I learned early on that there were many things that, if I really wanted to do them, I would have to find my own way to do them, some a bit unconventional…like playing piano with 6 fingers, taking pictures with a pre-digital camera upside down, driving a stick-shift with a knob on the steering wheel.
I am living proof that where there is a will, there IS a way! I haven’t quite mastered how I can play the guitar yet…but I still have time…lol.
Even though, I could most everything I wanted to do, I discovered as a child that I was different, and that wasn’t a good thing! Children would laugh, call me names, and exclude me or worse…pick me dead last for activities.

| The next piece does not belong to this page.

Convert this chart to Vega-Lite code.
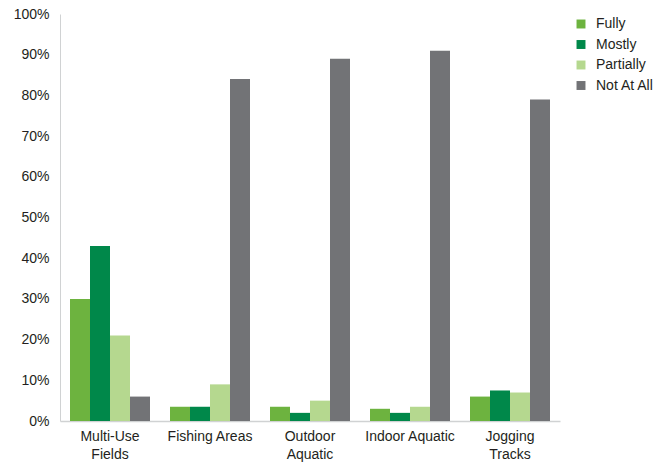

Adults, trying to help, would tell me what I needed to do to “look normal”, but all it did was reinforce my beliefs that…
I am NOT good enough!
For me to be LOVED, ACCEPTED, and SUCCEED in life,
I MUST CHANGE!
Subconsciously, that belief went beyond my physical capabilities. It became how I saw myself…
I’m flawed! I must change!
It was the foundation for everything I did, every relationship I had, and shaped everything that I would strive to achieve. Rather than embracing my uniqueness and celebrating it, I did my best to change or hide the things that made me…ME…altogether.
No matter how much I tried to hide what I saw as weaknesses, they always resurfaced eventually, which made me feel like a failure and hopeless.
I had always had a sense that God had a plan for my life, but WAS THIS IT?
I secretly dreamed of being able to do what I loved to do and making an impact in others’ lives, but had no clue what that looked like and felt ashamed of the fact I dreamed of wanting more out of life.
My Huge Eye Opener!
It was at a team building workshop at work where I started to see how we each have a unique mix of characteristics, personality traits, and experiences. Though it sounds like common sense, I had never realized until then that we each see and approach situations differently and have strengths and weaknesses that can COMPLEMENT others.